With a new river crest in the record books and the threat of more flooding ahead, the Quad-Cities Flood Resiliency Alliance's quarterly meeting will have plenty of real-life situations to discuss.  

The alliance will meet at 1:30 p.m., Thursday, May 30, in the community room of Riverdale City Hall, 110 Manor Drive. Spearheaded by River Action, the alliance provides a forum for sharing information on flood prevention, damage mitigation, flood insurance and floodplain management.

"(The flood) is everybody's top of mind right now," said Carol Downey, River Action's program manager. "It makes us want to re-evaluate the policies in downtown Davenport. Did everyone in those buildings understand the flood risk? There is lots to talk about especially in the immediate aftermath." 

The meeting — the group's third since founding in October — is open to the public. It is aimed at area floodplain managers, city and county planners and administrators, emergency management personnel, public works personnel, local and state elected leaders, residents, property owners and realtors across the bi-state watershed. 

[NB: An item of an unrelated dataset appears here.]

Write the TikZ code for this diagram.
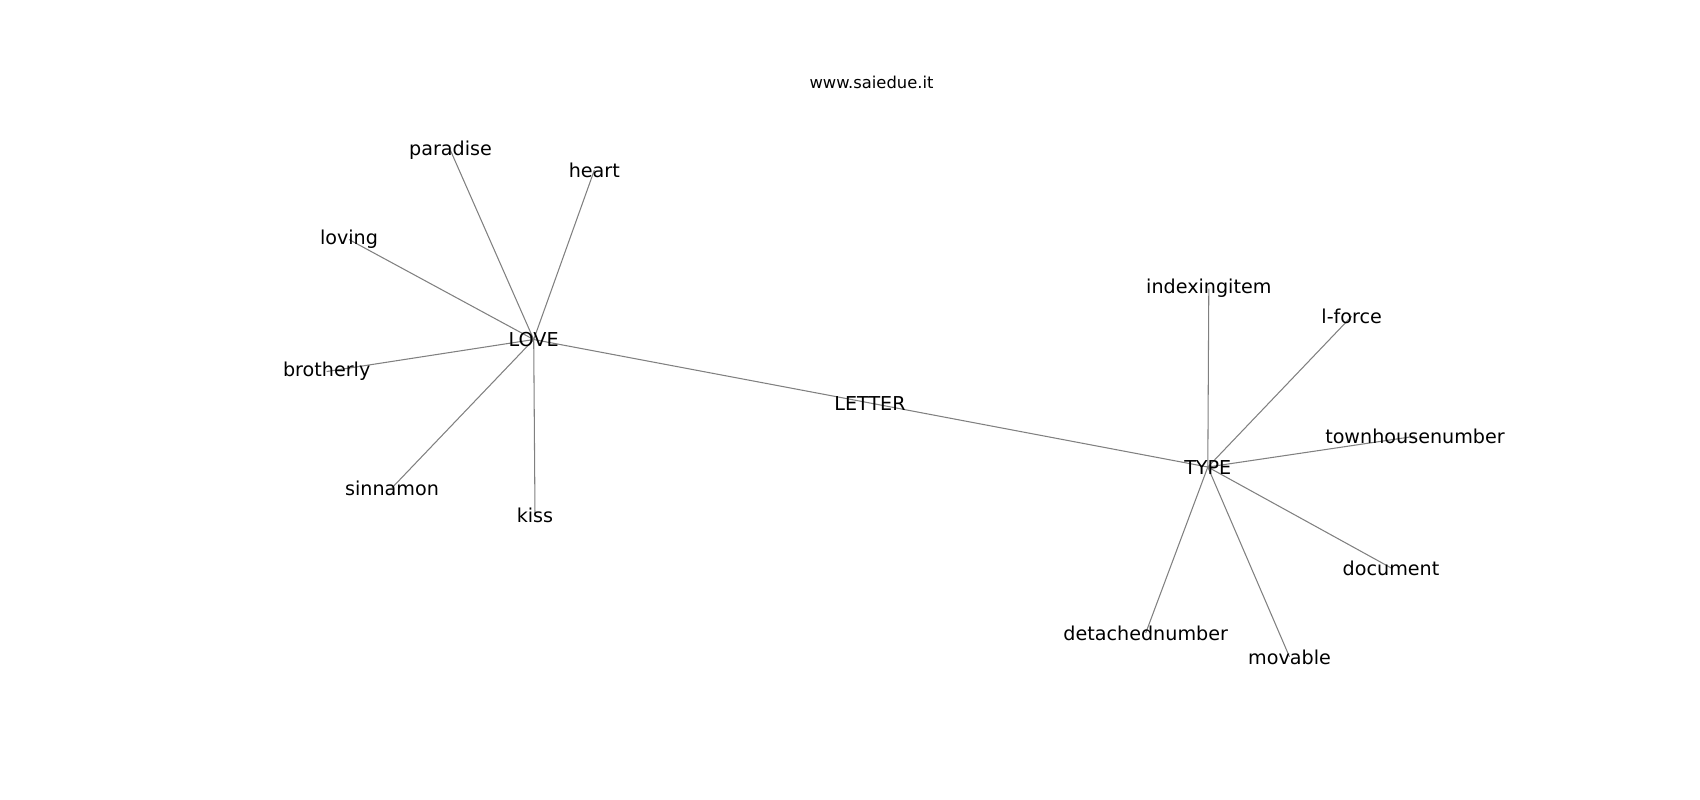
\documentclass[tikz,border=0pt]{standalone}
\usepackage{fontspec}
\setmainfont{DejaVu Sans}
\usepackage{tikz}
\usetikzlibrary{backgrounds}

\begin{document}
\begin{tikzpicture}[x=0.02cm, y=-0.02cm,
		every node/.style={anchor=base, inner sep=0pt, font=\fontsize{10.9}{13}\selectfont},
		edge/.style={draw=gray, line width=0.6pt}]
				\useasboundingbox (0,0) rectangle (1700,800);

				\node[font=\fontsize{9.3}{11}\selectfont] (title) at (871.5,88.8) {www.saiedue.it};

				\node (love) at (533.7,346.5) {LOVE};
				\node (letter) at (870,410) {LETTER};
				\node (type) at (1207.8,474) {TYPE};

				\node (paradise) at (450.5,155.8) {paradise};
				\node (heart) at (594.3,177.4) {heart};
				\node (loving) at (349,244.8) {loving};
				\node (brotherly) at (326.7,376.8) {brotherly};
				\node (sinnamon) at (392,495) {sinnamon};
				\node (kiss) at (535,522.4) {kiss};

				\node (indexingitem) at (1208.8,294) {indexingitem};
				\node (lforce) at (1351.7,323.4) {l-force};
				\node (townhouse) at (1415,443.4) {townhousenumber};
				\node (document) at (1391,575) {document};
				\node (detached) at (1145.7,640.2) {detachednumber};
				\node (movable) at (1289.5,664) {movable};

				\begin{scope}[on background layer]
				\foreach \a/\b in {love/letter, letter/type,
						love/paradise, love/heart, love/loving, love/brotherly, love/sinnamon, love/kiss,
						type/indexingitem, type/lforce, type/townhouse, type/document, type/detached, type/movable}
					\path[edge] (\a.center) -- (\b.center);
				\end{scope}
			\end{tikzpicture}
\end{document}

Guest speakers will be: Lou Ann Patellaro from Insurance Services Organization, who will discuss the National Flood Insurance Program’s Community Rating System, or CRS; and the U.S. Army Corps of Engineers, which will provide training on flood fighting and levee inspection.

Inspired by a similar alliance in the Illinois River valley in Ottawa, Ill., the alliance is working to educate communities on watershed planning, which can reduce flood insurance costs as well as flood damage. "We're trying to find ways to also assist cities and smaller communities to join the national Community Rating System." 

The alliance includes about 75 communities across parts of Scott, Clinton, Muscatine and Louisa counties in Iowa, and Rock Island, Whiteside, Mercer and Henry counties in Illinois. But only three —  Moline, Davenport and Rock Island County —are enrolled in the CRS program. Buffalo, which was hit hard by this spring's flooding, is in the process of joining the rating system, she added. 

Another goal is establishing pre-disaster communications and relationships between communities to encourage cooperation and resource sharing around flood events. Downey said the alliance may have indirectly assisted in this spring's flood fight. 

River Action kicked off the initiative for the Mississippi River watershed with a workshop hosted at its Upper Mississippi River Conference in October. There is no membership or fees to the alliance. Meetings are held quarterly.